Workers from 200 cities are currently walking out on jobs, in
places such as Atlanta, New York, Boston and Los Angeles, joined by workers in
Brazil, New Zealand and the UK, and including workers in fast-food chains such
as McDonalds. This has become the largest recent protest against corporate
greed. The current minimum wage in the US remains at $7.25, less than half of
what the workers are demanding.
With over three decades of neoliberal privatizations, the
working-class in the US and South America are impelled by financial
difficulties and poverty to take matters into their own hands, and no longer
rely on false bourgeois party promises for reform. The gap between the rich and
the poor in the US has reached gargantuan levels as the working-class is forced,
through privatization of social services, to pay for their own social
reproduction through their stagnant wages. Capital wants to remove all of its
responsibility and costs of the social reproduction of labour and to force the
working class to pay for this cost through their wages: such as the cost of
housing, health care, and education. What was once a high taxation (over 70%), is
now a tax haven for corporations (26% in the UK). The Keynesian demand
management of the economy, which temporarily dampened the economic crisis cycles,
came to a crashing end with Thatcher and Regan, and replaced with ubiquitous
privatization and globalization: both of which breaks the back of organized
labour and drives wages and benefits to the ground.
In the absence of nationalized institutions, state planning and
some social appropriation of common wealth of the liberal era, the
contradictions of capital are now in full display in the US. The exchange value
system of capitalism can no longer even provide the basic use-values necessary
for the working class to survive, let alone generate the demand for the realization
of profit in the market. The credit card solution to close the gap between real
wages, disposable income and the demand in the economy only proved to deepen
the unfolding crisis of capitalism: a major cause of the credit crisis in
housing. The only remedial solution for the working-class in the US, in the
face of a congress that is vacuous of any working-class organizational form, is
to militate in the streets, through strikes and walk-outs: which is happening
today in the streets of US. However, the struggle of the working-class in the
US for the exaction of higher wages becomes a defeated cause if it is not
supported by route towards a systemic change. The bourgeois may be forced to
spend more on variable-cost (labour) but it will get back what it has lost through
the higher cost of living. For example a worker may get an increase of $5
dollars/hour in wages, but s/he will pay it back through higher cell-phone costs,
water bills, electricity bills, or through general inflation. Capitalism wins
in the end. Discursive struggles for wages and benefits through walkouts and
strikes must turn into worker take-over of sectors where value is produced (industrial
sector) and where the profit is realized in the market (the service sector). A
conscious working-class, immune to the hegemonic ideology of neoliberalism,
which realizes that it is the primary producer of social wealth, and that it is
entitled to what it produces, only then is a threat to the fat cats of the
capitalist class. Otherwise capitalism will make small adjustments to the cost
of production and reclaim its losses in other ways. In this way, only fighting
for wages, and not targeting capitalism’s mode of production and appropriation
of common wealth, is not a working-class solution at all.

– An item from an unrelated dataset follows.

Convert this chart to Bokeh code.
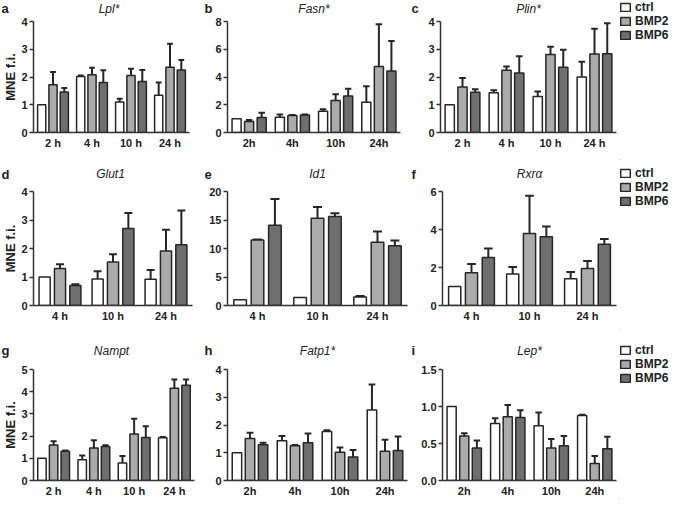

Today’s working-class struggle is an urban struggle. Traditional
and literal Marxist readers have for years banked on the industrial proletariat
(the value producers in society) to be the revolutionary group to overthrow capitalism.
However today, with three decades of neoliberal export of industrial jobs from
the West to Asia, where labour is cheap and none unionized, the urban service
workers in the West have gained a revolutionary character. Surplus-value
production and profit necessitates both production and realization: for example
without Primark and Walmart workers, capital would not be able to realize value
that was produced by the sweatshop workers of Cambodia and Thailand. Further,
urban service workers in the West are at the crux of the class struggle and
they have an enormous power to put a halt to capital circulation. For example
it will only take a general bus strike to shut down an entire city such as
London or Paris. If the city workers such as garbage collectors stopped working
for only a few days, the entire city will stop functioning. Truck drivers and
taxi drivers can block highways and major roads that would paralyze a city. However,
all these actions and demonstrations of power can only be revolutionary praxis
if it is supported ideologically via a revolutionary party that aims for
structural change and not settle for short term gains. Otherwise, it will be
business as usual for capitalism: using state power to make each strike illegal
and to use its media and its monopoly on violence to crush the working-class.